▸ Goal of the exercise
In the copy, keep every record exact and leave out all images.
##########
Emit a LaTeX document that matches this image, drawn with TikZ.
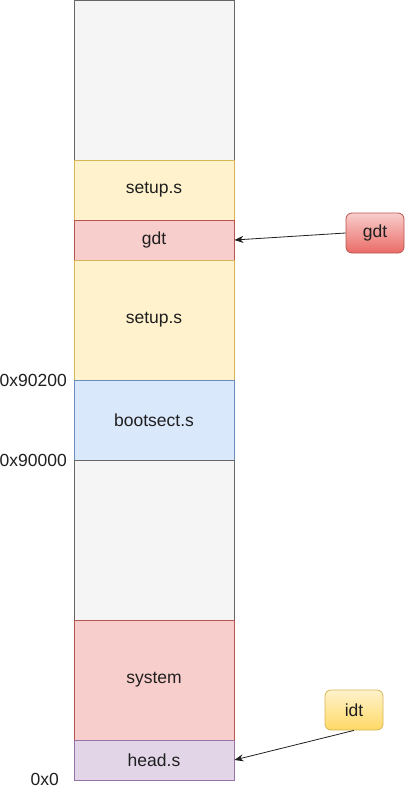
\documentclass[tikz,border=0pt]{standalone}
\usepackage{fontspec}
\setmainfont{Liberation Sans}
\usetikzlibrary{arrows.meta,positioning}
\definecolor{grayF}{HTML}{F5F5F5}\definecolor{grayD}{HTML}{666666}
\definecolor{yelF}{HTML}{FFF2CC}\definecolor{yelD}{HTML}{D6B656}
\definecolor{redF}{HTML}{F8CECC}\definecolor{redD}{HTML}{B85450}
\definecolor{bluF}{HTML}{DAE8FC}\definecolor{bluD}{HTML}{6C8EBF}
\definecolor{purF}{HTML}{E1D5E7}\definecolor{purD}{HTML}{9673A6}
\definecolor{redG}{HTML}{EA6B66}\definecolor{yelG}{HTML}{FFD966}
\tikzset{
  txt/.style={font=\fontsize{17.5pt}{20pt}\selectfont, text=black!88},
  blk/.style={draw=#1D, fill=#1F, line width=0.8pt, minimum width=160pt, inner sep=0pt, txt},
  tag/.style={draw=#1D, rounded corners=6pt, line width=0.8pt, minimum width=58pt, minimum height=40pt, inner sep=0pt, txt},
  addr/.style={anchor=east, inner sep=0pt, txt},
  conn/.style={-{Stealth[length=9pt,width=7pt]}, line width=0.8pt, black!88}
}
\begin{document}
\begin{tikzpicture}[x=1pt,y=-1pt]
\useasboundingbox (0,0) rectangle (405,792);
\node[blk=gray, minimum height=160pt] (top) at (154,80) {};
\node[blk=yel, minimum height=60pt] (setupA) at (154,190) {setup.s};
\node[blk=red, minimum height=40pt] (gdtmem) at (154,240) {gdt};
\node[blk=yel, minimum height=120pt] (setupB) at (154,320) {setup.s};
\node[blk=blu, minimum height=80pt] (boot) at (154,420) {bootsect.s};
\node[blk=gray, minimum height=160pt] (free) at (154,540) {};
\node[blk=red, minimum height=120pt] (sys) at (154,680) {system};
\node[blk=pur, minimum height=40pt] (head) at (154,760) {head.s};
\node[tag=red, top color=redF, bottom color=redG] (gdt) at (375,233) {gdt};
\node[tag=yel, top color=yelF, bottom color=yelG] (idt) at (354,710) {idt};
\node[addr] (a1) at (67,380) {0x90200};
\node[addr] (a2) at (67,460) {0x90000};
\node[addr] (a3) at (59,779) {0x0};
\draw[conn] (gdt.west) -- (gdtmem.east);
\draw[conn] (idt.south) -- (head.east);
\end{tikzpicture}
\end{document}
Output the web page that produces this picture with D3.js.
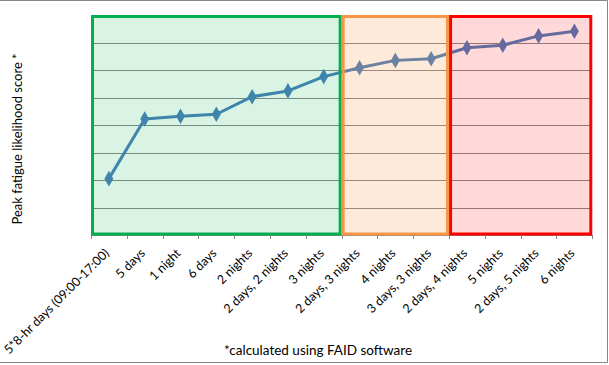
##########
▸ Solution
Emit a LaTeX document that matches this image, drawn with TikZ.
\documentclass[tikz,border=0pt]{standalone}
\usepackage{fontspec}
\setmainfont{Liberation Sans}
\usetikzlibrary{arrows.meta,positioning}
\definecolor{grayF}{HTML}{F5F5F5}\definecolor{grayD}{HTML}{666666}
\definecolor{yelF}{HTML}{FFF2CC}\definecolor{yelD}{HTML}{D6B656}
\definecolor{redF}{HTML}{F8CECC}\definecolor{redD}{HTML}{B85450}
\definecolor{bluF}{HTML}{DAE8FC}\definecolor{bluD}{HTML}{6C8EBF}
\definecolor{purF}{HTML}{E1D5E7}\definecolor{purD}{HTML}{9673A6}
\definecolor{redG}{HTML}{EA6B66}\definecolor{yelG}{HTML}{FFD966}
\tikzset{
  txt/.style={font=\fontsize{17.5pt}{20pt}\selectfont, text=black!88},
  blk/.style={draw=#1D, fill=#1F, line width=0.8pt, minimum width=160pt, inner sep=0pt, txt},
  tag/.style={draw=#1D, rounded corners=6pt, line width=0.8pt, minimum width=58pt, minimum height=40pt, inner sep=0pt, txt},
  addr/.style={anchor=east, inner sep=0pt, txt},
  conn/.style={-{Stealth[length=9pt,width=7pt]}, line width=0.8pt, black!88}
}
\begin{document}
\begin{tikzpicture}[x=1pt,y=-1pt]
\useasboundingbox (0,0) rectangle (405,792);
\node[blk=gray, minimum height=160pt] (top) at (154,80) {};
\node[blk=yel, minimum height=60pt] (setupA) at (154,190) {setup.s};
\node[blk=red, minimum height=40pt] (gdtmem) at (154,240) {gdt};
\node[blk=yel, minimum height=120pt] (setupB) at (154,320) {setup.s};
\node[blk=blu, minimum height=80pt] (boot) at (154,420) {bootsect.s};
\node[blk=gray, minimum height=160pt] (free) at (154,540) {};
\node[blk=red, minimum height=120pt] (sys) at (154,680) {system};
\node[blk=pur, minimum height=40pt] (head) at (154,760) {head.s};
\node[tag=red, top color=redF, bottom color=redG] (gdt) at (375,233) {gdt};
\node[tag=yel, top color=yelF, bottom color=yelG] (idt) at (354,710) {idt};
\node[addr] (a1) at (67,380) {0x90200};
\node[addr] (a2) at (67,460) {0x90000};
\node[addr] (a3) at (59,779) {0x0};
\draw[conn] (gdt.west) -- (gdtmem.east);
\draw[conn] (idt.south) -- (head.east);
\end{tikzpicture}
\end{document}
Output the web page that produces this picture with D3.js.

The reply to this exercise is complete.